▶ Raw data:
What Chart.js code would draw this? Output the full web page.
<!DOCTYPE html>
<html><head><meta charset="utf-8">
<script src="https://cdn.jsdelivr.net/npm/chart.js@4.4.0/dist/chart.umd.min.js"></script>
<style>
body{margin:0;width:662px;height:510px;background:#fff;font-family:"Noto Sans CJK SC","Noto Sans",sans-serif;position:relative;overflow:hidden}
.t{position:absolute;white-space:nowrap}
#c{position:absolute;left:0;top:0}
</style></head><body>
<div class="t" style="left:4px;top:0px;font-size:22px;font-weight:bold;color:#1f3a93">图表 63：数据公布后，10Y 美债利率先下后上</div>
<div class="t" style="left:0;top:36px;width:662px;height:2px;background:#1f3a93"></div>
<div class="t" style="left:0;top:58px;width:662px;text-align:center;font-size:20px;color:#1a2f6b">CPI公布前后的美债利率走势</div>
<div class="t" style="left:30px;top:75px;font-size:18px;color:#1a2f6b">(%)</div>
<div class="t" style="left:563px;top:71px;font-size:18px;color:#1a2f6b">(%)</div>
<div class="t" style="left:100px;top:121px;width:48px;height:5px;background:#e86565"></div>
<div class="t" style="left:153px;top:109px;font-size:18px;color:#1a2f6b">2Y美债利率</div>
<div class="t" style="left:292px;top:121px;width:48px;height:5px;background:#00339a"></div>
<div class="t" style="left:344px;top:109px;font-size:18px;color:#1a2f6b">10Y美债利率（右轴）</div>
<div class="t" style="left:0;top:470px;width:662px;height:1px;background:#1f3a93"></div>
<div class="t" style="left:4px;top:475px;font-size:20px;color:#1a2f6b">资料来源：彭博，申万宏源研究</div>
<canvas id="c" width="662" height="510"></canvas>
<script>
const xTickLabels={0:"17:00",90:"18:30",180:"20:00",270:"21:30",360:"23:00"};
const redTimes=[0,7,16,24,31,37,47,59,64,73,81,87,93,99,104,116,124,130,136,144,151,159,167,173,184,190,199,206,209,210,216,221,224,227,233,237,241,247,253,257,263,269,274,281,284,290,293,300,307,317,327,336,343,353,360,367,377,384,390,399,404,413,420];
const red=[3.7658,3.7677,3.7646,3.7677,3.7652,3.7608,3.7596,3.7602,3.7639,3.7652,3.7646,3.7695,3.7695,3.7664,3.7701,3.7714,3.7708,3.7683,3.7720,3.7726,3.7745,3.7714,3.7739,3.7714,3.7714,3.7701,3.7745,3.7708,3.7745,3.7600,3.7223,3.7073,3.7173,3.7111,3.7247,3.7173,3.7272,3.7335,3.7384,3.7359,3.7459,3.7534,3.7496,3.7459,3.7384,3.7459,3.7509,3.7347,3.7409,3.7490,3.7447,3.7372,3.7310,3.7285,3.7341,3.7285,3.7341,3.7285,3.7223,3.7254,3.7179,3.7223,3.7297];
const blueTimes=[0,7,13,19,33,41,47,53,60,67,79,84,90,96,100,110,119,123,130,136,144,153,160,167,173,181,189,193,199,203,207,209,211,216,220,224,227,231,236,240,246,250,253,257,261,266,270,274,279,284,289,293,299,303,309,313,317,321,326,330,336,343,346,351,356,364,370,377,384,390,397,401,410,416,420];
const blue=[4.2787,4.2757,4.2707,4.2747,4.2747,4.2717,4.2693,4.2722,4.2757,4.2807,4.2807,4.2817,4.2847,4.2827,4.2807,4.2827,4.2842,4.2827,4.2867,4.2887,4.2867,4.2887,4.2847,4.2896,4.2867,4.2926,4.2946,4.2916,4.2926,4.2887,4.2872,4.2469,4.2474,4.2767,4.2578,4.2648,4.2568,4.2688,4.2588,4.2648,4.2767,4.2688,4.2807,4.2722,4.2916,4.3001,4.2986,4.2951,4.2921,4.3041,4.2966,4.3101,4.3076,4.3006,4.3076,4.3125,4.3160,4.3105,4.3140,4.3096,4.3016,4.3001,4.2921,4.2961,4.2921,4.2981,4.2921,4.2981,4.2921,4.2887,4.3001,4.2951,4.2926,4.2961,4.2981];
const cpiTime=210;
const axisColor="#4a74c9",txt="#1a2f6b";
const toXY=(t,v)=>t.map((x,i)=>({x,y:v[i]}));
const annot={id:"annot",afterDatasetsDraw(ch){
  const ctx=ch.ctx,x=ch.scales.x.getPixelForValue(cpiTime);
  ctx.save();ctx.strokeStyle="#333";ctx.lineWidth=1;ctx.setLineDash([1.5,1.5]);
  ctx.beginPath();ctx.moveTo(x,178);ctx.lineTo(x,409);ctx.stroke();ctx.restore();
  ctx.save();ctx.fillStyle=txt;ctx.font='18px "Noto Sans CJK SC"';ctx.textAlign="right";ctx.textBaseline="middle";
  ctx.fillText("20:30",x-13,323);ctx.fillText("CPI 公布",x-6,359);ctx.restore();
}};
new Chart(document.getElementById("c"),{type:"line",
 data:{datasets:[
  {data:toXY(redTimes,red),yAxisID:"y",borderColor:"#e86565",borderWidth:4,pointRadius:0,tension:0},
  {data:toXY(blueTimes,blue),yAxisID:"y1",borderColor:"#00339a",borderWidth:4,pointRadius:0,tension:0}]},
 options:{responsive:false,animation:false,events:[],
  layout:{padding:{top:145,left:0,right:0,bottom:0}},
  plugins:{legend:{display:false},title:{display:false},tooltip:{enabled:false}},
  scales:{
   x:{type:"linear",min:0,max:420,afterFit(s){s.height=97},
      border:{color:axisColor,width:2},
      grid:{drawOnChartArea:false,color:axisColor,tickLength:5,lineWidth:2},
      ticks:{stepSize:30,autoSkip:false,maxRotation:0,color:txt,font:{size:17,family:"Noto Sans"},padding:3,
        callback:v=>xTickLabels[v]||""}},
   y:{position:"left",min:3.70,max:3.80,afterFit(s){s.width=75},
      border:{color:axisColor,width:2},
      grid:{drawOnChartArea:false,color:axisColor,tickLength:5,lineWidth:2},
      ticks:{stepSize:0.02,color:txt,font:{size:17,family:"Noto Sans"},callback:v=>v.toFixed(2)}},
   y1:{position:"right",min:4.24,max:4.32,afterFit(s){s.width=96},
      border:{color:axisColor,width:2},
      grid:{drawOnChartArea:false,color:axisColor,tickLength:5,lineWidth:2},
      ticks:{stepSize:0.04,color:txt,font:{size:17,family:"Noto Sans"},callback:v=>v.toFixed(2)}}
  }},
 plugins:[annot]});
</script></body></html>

▶ Challenge: Write the data out again in full and exactly.

▶ Answer to this task:
What Chart.js code would draw this? Output the full web page.
<!DOCTYPE html>
<html><head><meta charset="utf-8">
<script src="https://cdn.jsdelivr.net/npm/chart.js@4.4.0/dist/chart.umd.min.js"></script>
<style>
body{margin:0;width:662px;height:510px;background:#fff;font-family:"Noto Sans CJK SC","Noto Sans",sans-serif;position:relative;overflow:hidden}
.t{position:absolute;white-space:nowrap}
#c{position:absolute;left:0;top:0}
</style></head><body>
<div class="t" style="left:4px;top:0px;font-size:22px;font-weight:bold;color:#1f3a93">图表 63：数据公布后，10Y 美债利率先下后上</div>
<div class="t" style="left:0;top:36px;width:662px;height:2px;background:#1f3a93"></div>
<div class="t" style="left:0;top:58px;width:662px;text-align:center;font-size:20px;color:#1a2f6b">CPI公布前后的美债利率走势</div>
<div class="t" style="left:30px;top:75px;font-size:18px;color:#1a2f6b">(%)</div>
<div class="t" style="left:563px;top:71px;font-size:18px;color:#1a2f6b">(%)</div>
<div class="t" style="left:100px;top:121px;width:48px;height:5px;background:#e86565"></div>
<div class="t" style="left:153px;top:109px;font-size:18px;color:#1a2f6b">2Y美债利率</div>
<div class="t" style="left:292px;top:121px;width:48px;height:5px;background:#00339a"></div>
<div class="t" style="left:344px;top:109px;font-size:18px;color:#1a2f6b">10Y美债利率（右轴）</div>
<div class="t" style="left:0;top:470px;width:662px;height:1px;background:#1f3a93"></div>
<div class="t" style="left:4px;top:475px;font-size:20px;color:#1a2f6b">资料来源：彭博，申万宏源研究</div>
<canvas id="c" width="662" height="510"></canvas>
<script>
const xTickLabels={0:"17:00",90:"18:30",180:"20:00",270:"21:30",360:"23:00"};
const redTimes=[0,7,16,24,31,37,47,59,64,73,81,87,93,99,104,116,124,130,136,144,151,159,167,173,184,190,199,206,209,210,216,221,224,227,233,237,241,247,253,257,263,269,274,281,284,290,293,300,307,317,327,336,343,353,360,367,377,384,390,399,404,413,420];
const red=[3.7658,3.7677,3.7646,3.7677,3.7652,3.7608,3.7596,3.7602,3.7639,3.7652,3.7646,3.7695,3.7695,3.7664,3.7701,3.7714,3.7708,3.7683,3.7720,3.7726,3.7745,3.7714,3.7739,3.7714,3.7714,3.7701,3.7745,3.7708,3.7745,3.7600,3.7223,3.7073,3.7173,3.7111,3.7247,3.7173,3.7272,3.7335,3.7384,3.7359,3.7459,3.7534,3.7496,3.7459,3.7384,3.7459,3.7509,3.7347,3.7409,3.7490,3.7447,3.7372,3.7310,3.7285,3.7341,3.7285,3.7341,3.7285,3.7223,3.7254,3.7179,3.7223,3.7297];
const blueTimes=[0,7,13,19,33,41,47,53,60,67,79,84,90,96,100,110,119,123,130,136,144,153,160,167,173,181,189,193,199,203,207,209,211,216,220,224,227,231,236,240,246,250,253,257,261,266,270,274,279,284,289,293,299,303,309,313,317,321,326,330,336,343,346,351,356,364,370,377,384,390,397,401,410,416,420];
const blue=[4.2787,4.2757,4.2707,4.2747,4.2747,4.2717,4.2693,4.2722,4.2757,4.2807,4.2807,4.2817,4.2847,4.2827,4.2807,4.2827,4.2842,4.2827,4.2867,4.2887,4.2867,4.2887,4.2847,4.2896,4.2867,4.2926,4.2946,4.2916,4.2926,4.2887,4.2872,4.2469,4.2474,4.2767,4.2578,4.2648,4.2568,4.2688,4.2588,4.2648,4.2767,4.2688,4.2807,4.2722,4.2916,4.3001,4.2986,4.2951,4.2921,4.3041,4.2966,4.3101,4.3076,4.3006,4.3076,4.3125,4.3160,4.3105,4.3140,4.3096,4.3016,4.3001,4.2921,4.2961,4.2921,4.2981,4.2921,4.2981,4.2921,4.2887,4.3001,4.2951,4.2926,4.2961,4.2981];
const cpiTime=210;
const axisColor="#4a74c9",txt="#1a2f6b";
const toXY=(t,v)=>t.map((x,i)=>({x,y:v[i]}));
const annot={id:"annot",afterDatasetsDraw(ch){
  const ctx=ch.ctx,x=ch.scales.x.getPixelForValue(cpiTime);
  ctx.save();ctx.strokeStyle="#333";ctx.lineWidth=1;ctx.setLineDash([1.5,1.5]);
  ctx.beginPath();ctx.moveTo(x,178);ctx.lineTo(x,409);ctx.stroke();ctx.restore();
  ctx.save();ctx.fillStyle=txt;ctx.font='18px "Noto Sans CJK SC"';ctx.textAlign="right";ctx.textBaseline="middle";
  ctx.fillText("20:30",x-13,323);ctx.fillText("CPI 公布",x-6,359);ctx.restore();
}};
new Chart(document.getElementById("c"),{type:"line",
 data:{datasets:[
  {data:toXY(redTimes,red),yAxisID:"y",borderColor:"#e86565",borderWidth:4,pointRadius:0,tension:0},
  {data:toXY(blueTimes,blue),yAxisID:"y1",borderColor:"#00339a",borderWidth:4,pointRadius:0,tension:0}]},
 options:{responsive:false,animation:false,events:[],
  layout:{padding:{top:145,left:0,right:0,bottom:0}},
  plugins:{legend:{display:false},title:{display:false},tooltip:{enabled:false}},
  scales:{
   x:{type:"linear",min:0,max:420,afterFit(s){s.height=97},
      border:{color:axisColor,width:2},
      grid:{drawOnChartArea:false,color:axisColor,tickLength:5,lineWidth:2},
      ticks:{stepSize:30,autoSkip:false,maxRotation:0,color:txt,font:{size:17,family:"Noto Sans"},padding:3,
        callback:v=>xTickLabels[v]||""}},
   y:{position:"left",min:3.70,max:3.80,afterFit(s){s.width=75},
      border:{color:axisColor,width:2},
      grid:{drawOnChartArea:false,color:axisColor,tickLength:5,lineWidth:2},
      ticks:{stepSize:0.02,color:txt,font:{size:17,family:"Noto Sans"},callback:v=>v.toFixed(2)}},
   y1:{position:"right",min:4.24,max:4.32,afterFit(s){s.width=96},
      border:{color:axisColor,width:2},
      grid:{drawOnChartArea:false,color:axisColor,tickLength:5,lineWidth:2},
      ticks:{stepSize:0.04,color:txt,font:{size:17,family:"Noto Sans"},callback:v=>v.toFixed(2)}}
  }},
 plugins:[annot]});
</script></body></html>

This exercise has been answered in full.